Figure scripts
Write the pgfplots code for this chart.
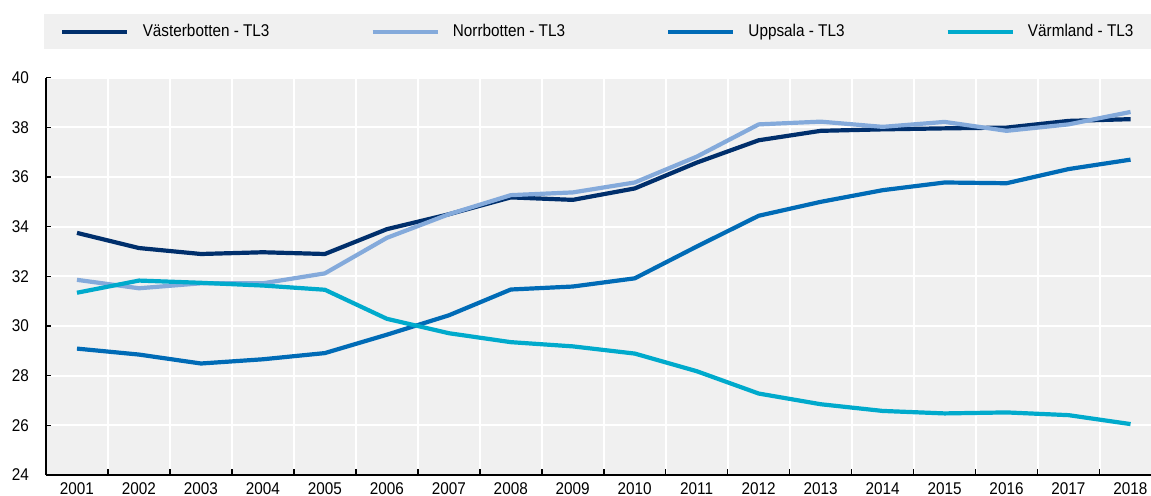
\documentclass[border=0pt]{standalone}
\usepackage{fontspec}
\setmainfont{Liberation Sans}[FakeStretch=0.9]
\usepackage{pgfplots}
\pgfplotsset{compat=1.18}
\usetikzlibrary{backgrounds}
\definecolor{cVb}{HTML}{002F6C}
\definecolor{cNb}{HTML}{84AADB}
\definecolor{cUp}{HTML}{006BB6}
\definecolor{cVm}{HTML}{00AACC}
\definecolor{bgc}{HTML}{F0F0F0}
\begin{document}
\begin{tikzpicture}
\useasboundingbox (-23bp,-10.5bp) rectangle (552.5bp,237.5bp);
\fill[bgc] (-1bp,213bp) rectangle (552.5bp,230.5bp);
\begin{axis}[
  at={(0,0)}, anchor=south west,
  scale only axis,
  width=552.5bp, height=198.65bp,
  xmin=2000.5, xmax=2018.33,
  ymin=24, ymax=40,
  axis lines*=left,
  axis line style={line width=0.75bp, black},
  axis background/.style={fill=bgc},
  font=\fontsize{8.5bp}{10bp}\selectfont,
  /pgf/number format/assume math mode=true,
  xtick={2001,...,2018},
  xticklabels={2001,2002,2003,2004,2005,2006,2007,2008,2009,2010,2011,2012,2013,2014,2015,2016,2017,2018},
  minor xtick={2001.5,2002.5,...,2017.5},
  ytick={24,26,...,40},
  tick align=inside,
  major x tick style={draw=none},
  minor x tick style={line width=0.75bp, black},
  minor tick length=2.8bp,
  major tick length=2.3bp,
  y tick style={line width=0.75bp, black},
  xminorgrids=true, ymajorgrids=true,
  minor grid style={white, line width=1bp},
  major grid style={white, line width=1bp},
  yticklabel style={xshift=-5bp},
  xticklabel style={yshift=-0.5bp},
  legend columns=4,
  legend style={at={(axis description cs:0,1)}, anchor=west, xshift=7bp, yshift=23bp,
    draw=none, fill=none, inner sep=0pt, font=\fontsize{8.5bp}{10bp}\selectfont,
    /tikz/every odd column/.append style={column sep=4.6bp},
    /tikz/every even column/.append style={column sep=48.5bp}},
  legend image code/.code={\draw[#1] (0bp,0bp) -- (32.5bp,0bp);},
  every axis plot/.append style={line width=2.1bp, line join=round},
]
\addplot[cVb] coordinates {(2001,33.75)(2002,33.14)(2003,32.90)(2004,32.97)(2005,32.90)(2006,33.90)(2007,34.50)(2008,35.18)(2009,35.08)(2010,35.54)(2011,36.58)(2012,37.48)(2013,37.86)(2014,37.92)(2015,37.96)(2016,37.99)(2017,38.26)(2018,38.33)};
\addlegendentry{Västerbotten - TL3}
\addplot[cNb] coordinates {(2001,31.86)(2002,31.52)(2003,31.72)(2004,31.72)(2005,32.12)(2006,33.55)(2007,34.50)(2008,35.27)(2009,35.38)(2010,35.78)(2011,36.82)(2012,38.12)(2013,38.23)(2014,38.02)(2015,38.22)(2016,37.86)(2017,38.12)(2018,38.62)};
\addlegendentry{Norrbotten - TL3}
\addplot[cUp] coordinates {(2001,29.09)(2002,28.85)(2003,28.49)(2004,28.66)(2005,28.91)(2006,29.65)(2007,30.43)(2008,31.47)(2009,31.59)(2010,31.92)(2011,33.20)(2012,34.44)(2013,35.00)(2014,35.47)(2015,35.78)(2016,35.75)(2017,36.32)(2018,36.70)};
\addlegendentry{Uppsala - TL3}
\addplot[cVm] coordinates {(2001,31.34)(2002,31.83)(2003,31.74)(2004,31.63)(2005,31.46)(2006,30.29)(2007,29.71)(2008,29.35)(2009,29.18)(2010,28.89)(2011,28.18)(2012,27.28)(2013,26.85)(2014,26.58)(2015,26.48)(2016,26.52)(2017,26.41)(2018,26.05)};
\addlegendentry{Värmland - TL3}
\end{axis}
\end{tikzpicture}
\end{document}
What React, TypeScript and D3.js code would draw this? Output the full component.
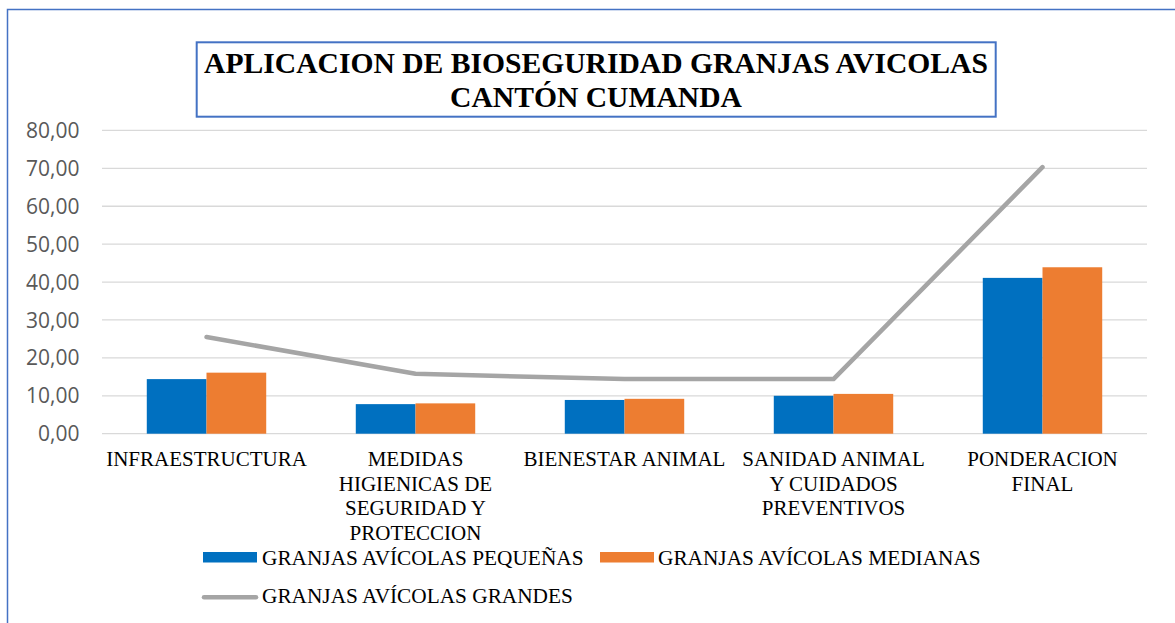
import { line, scaleBand, scaleLinear } from "d3";

const categories = [
  "INFRAESTRUCTURA",
  "MEDIDAS HIGIENICAS DE SEGURIDAD Y PROTECCION",
  "BIENESTAR ANIMAL",
  "SANIDAD ANIMAL Y CUIDADOS PREVENTIVOS",
  "PONDERACION FINAL",
];

// how Excel wrapped the category labels
const categoryLines = [
  ["INFRAESTRUCTURA"],
  ["MEDIDAS", "HIGIENICAS DE", "SEGURIDAD Y", "PROTECCION"],
  ["BIENESTAR ANIMAL"],
  ["SANIDAD ANIMAL", "Y CUIDADOS", "PREVENTIVOS"],
  ["PONDERACION", "FINAL"],
];

const pequenas = [14.4, 7.8, 8.9, 10.0, 41.1];
const medianas = [16.1, 8.0, 9.2, 10.5, 43.9];
const grandes = [25.5, 15.8, 14.4, 14.4, 70.3];

const barSeries = ["GRANJAS AVÍCOLAS PEQUEÑAS", "GRANJAS AVÍCOLAS MEDIANAS"];
const lineSeries = "GRANJAS AVÍCOLAS GRANDES";

const yTicks = [0, 10, 20, 30, 40, 50, 60, 70, 80];

const titleLines = ["APLICACION DE BIOSEGURIDAD GRANJAS AVICOLAS", "CANTÓN CUMANDA"];

const BLUE = "#0070C0";
const ORANGE = "#ED7D31";
const GRAY = "#A5A5A5";
const FRAME = "#4472C4";
const SERIF = "Liberation Serif, Tinos, DejaVu Serif, serif";
const SANS = "Open Sans, Liberation Sans, sans-serif";

export default function App() {
  const width = 1175;
  const height = 623;
  const plot = { left: 102, right: 1147, top: 130.4, bottom: 433.7 };

  const x = scaleBand<string>()
    .domain(categories)
    .range([plot.left, plot.right])
    .padding(0);

  const y = scaleLinear().domain([0, 80]).range([plot.bottom, plot.top]);

  // gap width 150% like the Excel default
  const bw = x.bandwidth();
  const barW = bw / 3.5;
  const xs = scaleBand<string>()
    .domain(barSeries)
    .range([(bw - 2 * barW) / 2, (bw + 2 * barW) / 2]);

  const barValues = [pequenas, medianas];
  const barColors = [BLUE, ORANGE];

  const linePath =
    line<number>()
      .x((_, i) => (x(categories[i]) ?? 0) + bw / 2)
      .y((d) => y(d))(grandes) ?? "";

  const titleCx = 596;
  const serif = { fontFamily: SERIF };

  return (
    <svg
      width={width}
      height={height}
      viewBox={`0 0 ${width} ${height}`}
      style={{ position: "absolute", left: 0, top: 0, display: "block", background: "#fff" }}
    >
      <rect x={7.5} y={9.5} width={1200} height={700} fill="#fff" stroke={FRAME} strokeWidth={1.5} />

      <g className="grid">
        {yTicks.map((t) => (
          <line
            key={`g-${t}`}
            x1={plot.left}
            x2={plot.right}
            y1={y(t)}
            y2={y(t)}
            stroke="#D9D9D9"
            strokeWidth={1.3}
          />
        ))}
      </g>

      <g className="y-axis" style={{ fontFamily: SANS }} fontSize={21} fill="#595959" textAnchor="end">
        {yTicks.map((t) => (
          <text key={`yl-${t}`} x={79.5} y={y(t) + 7.6}>
            {t.toFixed(2).replace(".", ",")}
          </text>
        ))}
      </g>

      <g className="bars">
        {barValues.map((vals, s) =>
          vals.map((v, i) => (
            <rect
              key={`b-${s}-${i}`}
              x={(x(categories[i]) ?? 0) + (xs(barSeries[s]) ?? 0)}
              y={y(v)}
              width={xs.bandwidth()}
              height={y(0) - y(v)}
              fill={barColors[s]}
            />
          )),
        )}
      </g>

      <path
        d={linePath}
        fill="none"
        stroke={GRAY}
        strokeWidth={4.5}
        strokeLinecap="round"
        strokeLinejoin="round"
      />

      <g className="x-axis" style={serif} fontSize={21} fill="#000" textAnchor="middle">
        {categoryLines.map((lines, i) =>
          lines.map((l, j) => (
            <text key={`xl-${i}-${j}`} x={(x(categories[i]) ?? 0) + bw / 2} y={466 + j * 24.5}>
              {l}
            </text>
          )),
        )}
      </g>

      <rect x={196.7} y={42.3} width={799} height={74.4} fill="#fff" stroke={FRAME} strokeWidth={2} />
      <g style={serif} fontWeight="bold" fontSize={29.6} fill="#000" textAnchor="middle">
        {titleLines.map((t, i) => (
          <text key={`t-${i}`} x={titleCx} y={73.3 + i * 34}>
            {t}
          </text>
        ))}
      </g>

      <g className="legend" style={serif} fontSize={21.3} fill="#000">
        <rect x={203} y={552} width={54} height={10.5} fill={BLUE} />
        <text x={262} y={565}>{barSeries[0]}</text>
        <rect x={600} y={552} width={54} height={10.5} fill={ORANGE} />
        <text x={658} y={565}>{barSeries[1]}</text>
        <line x1={204} x2={256} y1={597.3} y2={597.3} stroke={GRAY} strokeWidth={4.5} strokeLinecap="round" />
        <text x={262} y={603.3}>{lineSeries}</text>
      </g>
    </svg>
  );
}
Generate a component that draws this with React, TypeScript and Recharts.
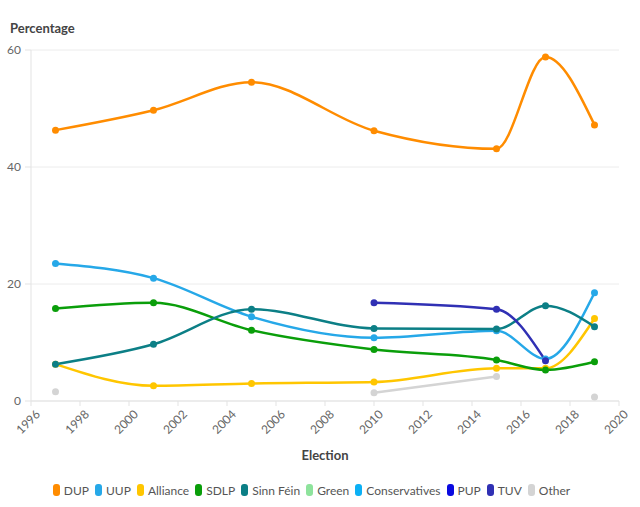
import React from 'react';
import { LineChart, Line, XAxis, YAxis, CartesianGrid, Legend, Label } from 'recharts';

const years = [1997, 2001, 2005, 2010, 2015, 2017, 2019];
const dup = [46.3, 49.7, 54.5, 46.2, 43.1, 58.8, 47.2];
const uup = [23.5, 21.0, 14.4, 10.8, 12.0, 7.2, 18.5];
const alliance = [6.3, 2.6, 3.0, 3.25, 5.6, 5.6, 14.1];
const sdlp = [15.8, 16.8, 12.1, 8.8, 7.0, 5.3, 6.7];
const sinnFein = [6.3, 9.7, 15.7, 12.4, 12.3, 16.3, 12.7];
const green: (number | null)[] = [null, null, null, null, null, null, null];
const conservatives: (number | null)[] = [null, null, null, null, null, null, null];
const pup: (number | null)[] = [null, null, null, null, null, null, null];
const tuv: (number | null)[] = [null, null, null, 16.8, 15.7, 6.9, null];
const other: (number | null)[] = [1.6, null, null, 1.4, 4.2, null, 0.7];

const xTicks = [1996, 1998, 2000, 2002, 2004, 2006, 2008, 2010, 2012, 2014, 2016, 2018, 2020];
const yTicks = [0, 20, 40, 60];

const seriesDefs = [
  { key: 'DUP', values: dup, color: '#FF8C00' },
  { key: 'UUP', values: uup, color: '#26A8E8' },
  { key: 'Alliance', values: alliance, color: '#FFC600' },
  { key: 'SDLP', values: sdlp, color: '#0A9E0A' },
  { key: 'Sinn Féin', values: sinnFein, color: '#0C7F86' },
  { key: 'Green', values: green, color: '#8EE39C' },
  { key: 'Conservatives', values: conservatives, color: '#0BB0F5' },
  { key: 'PUP', values: pup, color: '#0A0AE0' },
  { key: 'TUV', values: tuv, color: '#3030B4' },
  { key: 'Other', values: other, color: '#D4D4D4' },
];

const data = years.map((y, i) => {
  const row: Record<string, number | null> = { year: y };
  seriesDefs.forEach((s) => {
    row[s.key] = s.values[i];
  });
  return row;
});

const FONT = 'Lato, "Open Sans", sans-serif';

const XTick = (props: any) => {
  const { x, y, payload } = props;
  return (
    <g transform={`translate(${x},${y})`}>
      <text
        x={0}
        y={0}
        dx={2}
        dy={12}
        textAnchor="end"
        transform="rotate(-45)"
        fill="#666"
        fontSize={12}
        fontFamily={FONT}
      >
        {payload.value}
      </text>
    </g>
  );
};

const LegendContent = () => (
  <div
    style={{
      display: 'flex',
      justifyContent: 'center',
      alignItems: 'center',
      fontFamily: FONT,
      fontSize: 12,
      color: '#555',
      height: 20,
      paddingLeft: 10,
    }}
  >
    {seriesDefs.map((s) => (
      <div key={s.key} style={{ display: 'flex', alignItems: 'center', marginRight: 6 }}>
        <span
          style={{
            display: 'inline-block',
            width: 7,
            height: 12,
            borderRadius: 3,
            background: s.color,
            marginRight: 4,
          }}
        />
        <span>{s.key}</span>
      </div>
    ))}
  </div>
);

export default function App() {
  return (
    <div style={{ position: 'absolute', left: 0, top: 0, width: 640, height: 507, background: '#fff' }}>
      <LineChart
        width={640}
        height={507}
        data={data}
        margin={{ top: 50, right: 21, bottom: 7, left: 0 }}
      >
        <CartesianGrid vertical={false} stroke="#ececec" />
        <XAxis
          dataKey="year"
          type="number"
          domain={[1996, 2020]}
          ticks={xTicks}
          interval={0}
          height={79}
          tick={<XTick />}
          tickSize={5}
          stroke="#e3e3e3"
          tickLine={{ stroke: '#e3e3e3' }}
        >
          <Label
            value="Election"
            position="insideBottom"
            offset={20}
            style={{ fontFamily: FONT, fontSize: 13, fontWeight: 700, fill: '#444' }}
          />
        </XAxis>
        <YAxis
          type="number"
          domain={[0, 60]}
          ticks={yTicks}
          width={31}
          tickSize={6}
          tickMargin={4}
          stroke="#e3e3e3"
          tickLine={{ stroke: '#e3e3e3' }}
          tick={{ fill: '#666', fontSize: 12, fontFamily: FONT }}
          label={{
            content: () => (
              <text x={10} y={33} fill="#444" fontSize={13} fontWeight={700} fontFamily={FONT}>
                Percentage
              </text>
            ),
          }}
        />
        <Legend verticalAlign="bottom" height={20} content={<LegendContent />} />
        {seriesDefs.map((s) => (
          <Line
            key={s.key}
            type="monotone"
            dataKey={s.key}
            stroke={s.color}
            strokeWidth={2.5}
            dot={{ r: 3.5, fill: s.color, stroke: s.color, strokeWidth: 0 }}
            activeDot={false}
            connectNulls={false}
            isAnimationActive={false}
          />
        ))}
      </LineChart>
    </div>
  );
}
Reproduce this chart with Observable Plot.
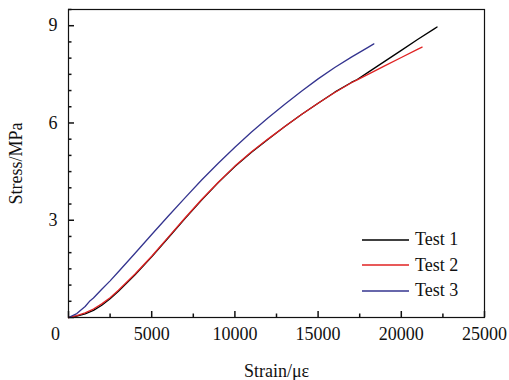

## REQUIREMENTS
In the records above, how many lines contain the string "TypeScript"? State that number only.

## WORKED SOLUTION
2